Article first published as Portugal Workers Observe 24-hour Strike against 2011 Austerity Budget on Technorati.
Portugal’s two main two workers’ unions’ joint call for 24 hour strike is going successful as per government and unions’ data. Rail services are paralysed from north to south of the country, with 80% of the rail services not running. Majority of the flight services are cancelled according to government sources. The Joint strike call is said to be the first in 22 years.

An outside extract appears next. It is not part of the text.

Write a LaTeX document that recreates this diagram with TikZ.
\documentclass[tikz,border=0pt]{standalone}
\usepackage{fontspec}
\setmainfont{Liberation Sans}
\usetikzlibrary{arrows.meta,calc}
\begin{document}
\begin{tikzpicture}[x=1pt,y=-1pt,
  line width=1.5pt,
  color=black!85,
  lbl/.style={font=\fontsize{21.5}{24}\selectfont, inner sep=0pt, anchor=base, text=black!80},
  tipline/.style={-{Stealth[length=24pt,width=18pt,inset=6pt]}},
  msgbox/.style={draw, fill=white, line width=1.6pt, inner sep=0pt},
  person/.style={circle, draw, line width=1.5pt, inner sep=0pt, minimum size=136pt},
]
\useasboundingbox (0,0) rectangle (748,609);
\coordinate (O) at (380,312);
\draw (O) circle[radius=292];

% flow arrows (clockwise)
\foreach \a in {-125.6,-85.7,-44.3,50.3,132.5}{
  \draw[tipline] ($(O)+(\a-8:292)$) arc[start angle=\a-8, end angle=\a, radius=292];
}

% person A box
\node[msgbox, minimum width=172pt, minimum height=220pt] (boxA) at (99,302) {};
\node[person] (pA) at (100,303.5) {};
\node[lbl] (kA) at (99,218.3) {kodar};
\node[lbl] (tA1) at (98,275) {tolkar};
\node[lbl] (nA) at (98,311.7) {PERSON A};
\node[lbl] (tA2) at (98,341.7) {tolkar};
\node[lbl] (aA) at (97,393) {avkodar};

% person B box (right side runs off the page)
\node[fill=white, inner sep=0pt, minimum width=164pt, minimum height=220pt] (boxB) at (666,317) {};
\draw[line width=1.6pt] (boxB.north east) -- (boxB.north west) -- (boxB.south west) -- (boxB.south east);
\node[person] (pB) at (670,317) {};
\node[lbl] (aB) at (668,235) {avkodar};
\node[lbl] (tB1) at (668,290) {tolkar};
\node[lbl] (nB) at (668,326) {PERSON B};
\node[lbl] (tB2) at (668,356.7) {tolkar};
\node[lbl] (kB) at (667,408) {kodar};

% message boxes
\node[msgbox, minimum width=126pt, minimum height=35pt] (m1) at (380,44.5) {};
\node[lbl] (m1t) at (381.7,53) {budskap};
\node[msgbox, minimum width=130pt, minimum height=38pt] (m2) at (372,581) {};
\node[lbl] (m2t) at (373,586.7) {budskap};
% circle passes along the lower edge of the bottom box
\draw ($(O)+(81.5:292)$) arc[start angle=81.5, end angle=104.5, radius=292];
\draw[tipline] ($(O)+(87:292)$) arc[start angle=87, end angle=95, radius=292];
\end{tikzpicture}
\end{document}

The unions are critical of the proposed budget cuts saying it is quite unfair that only the workers have to sacrifice. They say they oppose the government’s top most priorities are only deficit, deficit and deficit. BBC news quoted the unions as saying, all of the country’s ports are closed; air traffic controllers and ground staff of airports are observing strike; bus and ferry links are disrupted; fewer than 10% of the workforce at Volkswagen’s Auto Europa plant have turned up for work.
Unfair Media Criticism
As usual, various media of the western countries from EU to the US have written negative analyses on Portugal strikes. They continued to support austerity measures and to oppose workers’ anger towards austerity measures. They failed to acknowledge the hardships to which the workers across the Europe and the North America were subjected to, even though they are not part of the problem of debt crisis and financial crises. Such an outlook can be gauzed to the ownership of all media by a few multinational media companies.

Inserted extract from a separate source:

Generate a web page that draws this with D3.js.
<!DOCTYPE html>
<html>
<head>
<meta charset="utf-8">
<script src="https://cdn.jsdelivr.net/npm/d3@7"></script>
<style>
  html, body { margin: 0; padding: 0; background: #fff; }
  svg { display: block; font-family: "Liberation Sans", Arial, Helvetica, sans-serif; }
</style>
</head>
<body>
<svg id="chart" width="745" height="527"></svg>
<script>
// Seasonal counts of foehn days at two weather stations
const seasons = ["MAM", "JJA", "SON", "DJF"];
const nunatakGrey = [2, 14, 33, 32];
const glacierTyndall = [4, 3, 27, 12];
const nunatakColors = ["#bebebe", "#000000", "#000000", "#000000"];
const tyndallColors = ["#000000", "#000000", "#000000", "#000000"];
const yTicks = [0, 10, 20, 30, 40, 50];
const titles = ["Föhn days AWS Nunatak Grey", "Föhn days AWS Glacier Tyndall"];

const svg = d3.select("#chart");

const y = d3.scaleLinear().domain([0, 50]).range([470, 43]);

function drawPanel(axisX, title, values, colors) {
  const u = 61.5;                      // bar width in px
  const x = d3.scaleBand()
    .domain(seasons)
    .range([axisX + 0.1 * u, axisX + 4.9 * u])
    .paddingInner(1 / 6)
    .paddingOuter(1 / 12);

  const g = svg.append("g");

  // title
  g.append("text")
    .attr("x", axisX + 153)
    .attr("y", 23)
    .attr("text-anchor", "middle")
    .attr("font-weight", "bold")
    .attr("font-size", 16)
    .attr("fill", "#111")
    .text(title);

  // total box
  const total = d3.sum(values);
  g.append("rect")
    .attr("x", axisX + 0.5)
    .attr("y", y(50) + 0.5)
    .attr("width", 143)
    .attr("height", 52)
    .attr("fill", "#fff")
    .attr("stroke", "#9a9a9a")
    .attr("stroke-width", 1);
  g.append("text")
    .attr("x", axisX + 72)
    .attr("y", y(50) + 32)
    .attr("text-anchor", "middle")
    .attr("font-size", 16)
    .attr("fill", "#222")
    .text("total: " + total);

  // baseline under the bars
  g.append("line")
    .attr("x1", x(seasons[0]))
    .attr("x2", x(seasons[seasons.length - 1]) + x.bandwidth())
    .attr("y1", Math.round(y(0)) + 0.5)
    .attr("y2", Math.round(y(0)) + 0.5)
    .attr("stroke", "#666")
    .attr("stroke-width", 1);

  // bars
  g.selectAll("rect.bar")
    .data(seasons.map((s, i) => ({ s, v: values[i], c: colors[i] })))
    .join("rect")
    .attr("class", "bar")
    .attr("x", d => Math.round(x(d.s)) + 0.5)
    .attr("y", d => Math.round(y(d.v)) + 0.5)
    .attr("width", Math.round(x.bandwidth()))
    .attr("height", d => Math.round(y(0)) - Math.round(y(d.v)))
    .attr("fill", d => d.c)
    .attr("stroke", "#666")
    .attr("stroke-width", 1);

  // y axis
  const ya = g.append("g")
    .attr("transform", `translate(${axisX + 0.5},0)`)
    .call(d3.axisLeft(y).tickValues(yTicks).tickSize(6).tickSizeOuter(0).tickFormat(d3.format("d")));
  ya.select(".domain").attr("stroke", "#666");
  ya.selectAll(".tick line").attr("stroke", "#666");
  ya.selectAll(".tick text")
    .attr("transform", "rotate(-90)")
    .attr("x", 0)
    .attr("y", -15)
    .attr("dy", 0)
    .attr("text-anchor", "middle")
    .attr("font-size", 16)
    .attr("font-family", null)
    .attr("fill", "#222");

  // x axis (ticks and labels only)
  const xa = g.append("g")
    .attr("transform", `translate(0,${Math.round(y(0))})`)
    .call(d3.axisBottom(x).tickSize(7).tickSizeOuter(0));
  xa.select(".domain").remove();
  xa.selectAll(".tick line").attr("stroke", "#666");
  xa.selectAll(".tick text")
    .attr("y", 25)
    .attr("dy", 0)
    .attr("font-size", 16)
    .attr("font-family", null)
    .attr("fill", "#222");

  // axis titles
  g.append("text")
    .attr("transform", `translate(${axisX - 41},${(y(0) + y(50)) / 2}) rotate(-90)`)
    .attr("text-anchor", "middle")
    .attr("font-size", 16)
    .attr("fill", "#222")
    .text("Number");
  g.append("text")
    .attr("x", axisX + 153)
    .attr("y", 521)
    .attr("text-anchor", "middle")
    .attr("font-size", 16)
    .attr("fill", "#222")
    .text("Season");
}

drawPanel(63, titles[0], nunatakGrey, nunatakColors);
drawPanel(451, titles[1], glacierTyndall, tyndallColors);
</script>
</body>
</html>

These MNCs are beneficiaries are the austerity measures imposed by the EU countries in the name of maintaining fiscal discipline, as if the workers’ salaries and pensions are the main sources of fiscal indiscipline. These media companies never acknowledge the indiscipline of the
governments and MNCs in observing their responsibilities towards their people and consumers. They never acknowledge indecent and greedy business practices of financial conglomerates. But, they will be ready to acknowledge the people’s opposition towards workers’ strikes.
Portugal is never seen prospering even after joining Eurozone. Productivity was not increased. Euro is seen by many as unrealistic exchange rate for one of the Europe’s poorest countries Portugal. Portugal could not compete with China in its traditionally strong sectors of manufacturing of textiles and shoes.
Portugal government has proposed to cut deficit from 7.3% to 4.6% in the fiscal year 2011 in its budget for 2011. Under the EU’s Stability and Growth Pact, Eurozone members are required to keep their budget deficit under 3 percentage. The budget plans to reduce wages by 5 percent, to increase value added tax (VAT) from 21 to 23 percent. Pensions will be frozen from further increase. Portugal has recorded 10.9 percent of unemployment in third quarter of FY 2010.
The opposition party of Portugal said it would abstain from voting when budget comes up for approval in the parliament. This means nothing but an indirect support to the budget cuts. Ironically, the ruling party of Portugal is said to be socialist like Greece ruling party. These supposed-socialist parties should stop describing themselves as socialist while implementing anti-people and anti-workers economic policies.